Arsenal, however, also wanted the decision deferred, as they were concerned as to the effects before tomorrow's FA Cup final. This has further annoyed Cole as did the presence of the Arsenal vice-chairman, David Dein, as a witness in the two-day hearing. Dein had to be called because the complaint over the meeting at the Royal Park Hotel in central London on 27 January came from Arsenal but this meant he effectively became part of the prosecution's case.

It is also believed that during the testimony of Cole's agent, Jonathan Barnett, Arsenal's lawyer, Nigel Boardman, fed questions to the Premier League prosecutors, handing them notes and documents and this has further soured relations.

Talks between Cole's advisers and Arsenal over a new, improved contract have broken down leading to speculation that Barnett sought out a meeting with the Chelsea chief executive, Peter Kenyon, their manager, Jose Mourinho, and the agent Pini Zahavi to try to use the Stamford Bridge club as leverage for a new deal. Barnett maintains he thought he was only meeting Zahavi to discuss possible moves abroad for Cole.

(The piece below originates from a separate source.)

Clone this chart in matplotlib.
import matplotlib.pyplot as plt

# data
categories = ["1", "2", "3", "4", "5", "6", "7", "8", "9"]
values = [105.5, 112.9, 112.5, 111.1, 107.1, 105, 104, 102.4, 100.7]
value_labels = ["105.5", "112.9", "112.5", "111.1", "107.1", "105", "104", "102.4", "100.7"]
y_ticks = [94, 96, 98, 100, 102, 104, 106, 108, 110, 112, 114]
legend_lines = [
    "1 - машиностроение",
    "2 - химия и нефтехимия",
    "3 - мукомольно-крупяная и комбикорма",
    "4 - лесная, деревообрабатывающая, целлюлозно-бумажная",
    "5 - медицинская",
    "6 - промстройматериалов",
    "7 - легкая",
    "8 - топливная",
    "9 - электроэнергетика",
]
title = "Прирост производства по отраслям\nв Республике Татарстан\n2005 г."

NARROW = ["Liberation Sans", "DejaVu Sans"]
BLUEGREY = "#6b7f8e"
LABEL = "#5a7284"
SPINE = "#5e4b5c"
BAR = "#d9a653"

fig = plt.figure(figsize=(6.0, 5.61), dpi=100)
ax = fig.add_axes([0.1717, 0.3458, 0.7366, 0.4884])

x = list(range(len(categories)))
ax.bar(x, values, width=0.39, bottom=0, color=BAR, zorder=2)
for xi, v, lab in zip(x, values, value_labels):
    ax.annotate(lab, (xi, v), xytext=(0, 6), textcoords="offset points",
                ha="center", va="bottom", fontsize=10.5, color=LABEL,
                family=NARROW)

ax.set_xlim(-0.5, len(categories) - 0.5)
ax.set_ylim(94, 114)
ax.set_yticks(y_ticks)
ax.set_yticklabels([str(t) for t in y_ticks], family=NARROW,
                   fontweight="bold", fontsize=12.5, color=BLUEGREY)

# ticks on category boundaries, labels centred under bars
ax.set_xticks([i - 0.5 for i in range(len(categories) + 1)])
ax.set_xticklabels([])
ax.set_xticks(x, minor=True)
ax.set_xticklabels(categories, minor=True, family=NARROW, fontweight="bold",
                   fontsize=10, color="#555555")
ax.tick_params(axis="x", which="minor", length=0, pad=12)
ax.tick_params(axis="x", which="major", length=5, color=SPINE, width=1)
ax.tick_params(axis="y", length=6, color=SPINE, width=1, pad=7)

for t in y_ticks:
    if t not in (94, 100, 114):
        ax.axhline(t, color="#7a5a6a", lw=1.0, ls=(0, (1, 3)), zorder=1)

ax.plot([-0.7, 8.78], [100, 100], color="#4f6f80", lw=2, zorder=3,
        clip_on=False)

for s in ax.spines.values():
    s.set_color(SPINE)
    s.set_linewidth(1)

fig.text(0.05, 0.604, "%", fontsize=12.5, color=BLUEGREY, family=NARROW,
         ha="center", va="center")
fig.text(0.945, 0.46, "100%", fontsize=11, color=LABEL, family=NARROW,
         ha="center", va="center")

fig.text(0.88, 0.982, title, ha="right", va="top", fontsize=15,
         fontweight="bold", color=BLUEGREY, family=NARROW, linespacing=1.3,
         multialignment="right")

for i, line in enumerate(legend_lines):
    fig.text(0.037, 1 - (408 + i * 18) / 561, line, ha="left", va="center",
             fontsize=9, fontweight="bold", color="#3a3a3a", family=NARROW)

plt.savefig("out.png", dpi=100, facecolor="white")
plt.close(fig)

Indeed, the schism between Cole - or, more specifically, his agent - and Arsenal was widened further by their manager, Arsène Wenger, earlier in the week when he said that he feared Barnett was trying to "move Ashley Cole". For their part, Cole's side claim Arsenal effectively reneged on an agreement to pay the 24-year-old £60,000-a-week. At the Premier League inquiry Cole's team are understood to have presented minutes which alleged that the new deal was cut to £55,000 per week on the instruction of the Arsenal chairman, Peter Hill-Wood.

Comments from Hill-Wood yesterday will not have improved the chances of Cole staying either. He said: "We have no control over the players. They control us. If you take someone like Ashley Cole, he has another two years to go. He wanted something like three times what we are paying him. We said we can't do that." The irony is that Hill-Wood was complaining about the effects of the Bosman ruling - a ruling that Arsenal profited from in the high-profile case of Sol Campbell's defection from Tottenham Hotspur.

The most likely scenario now is that Cole, who is understood to earn £27,000-a-week at present, will threaten to sit out the remainder of his contract and leave for free after that. Arsenal may simply hope he changes his mind or, more sensibly, agree to sell him. Wenger certainly fears that tomorrow's final will be Cole's final game in Arsenal's colours while the row has totally overshadowed the role in the affair played by Chelsea.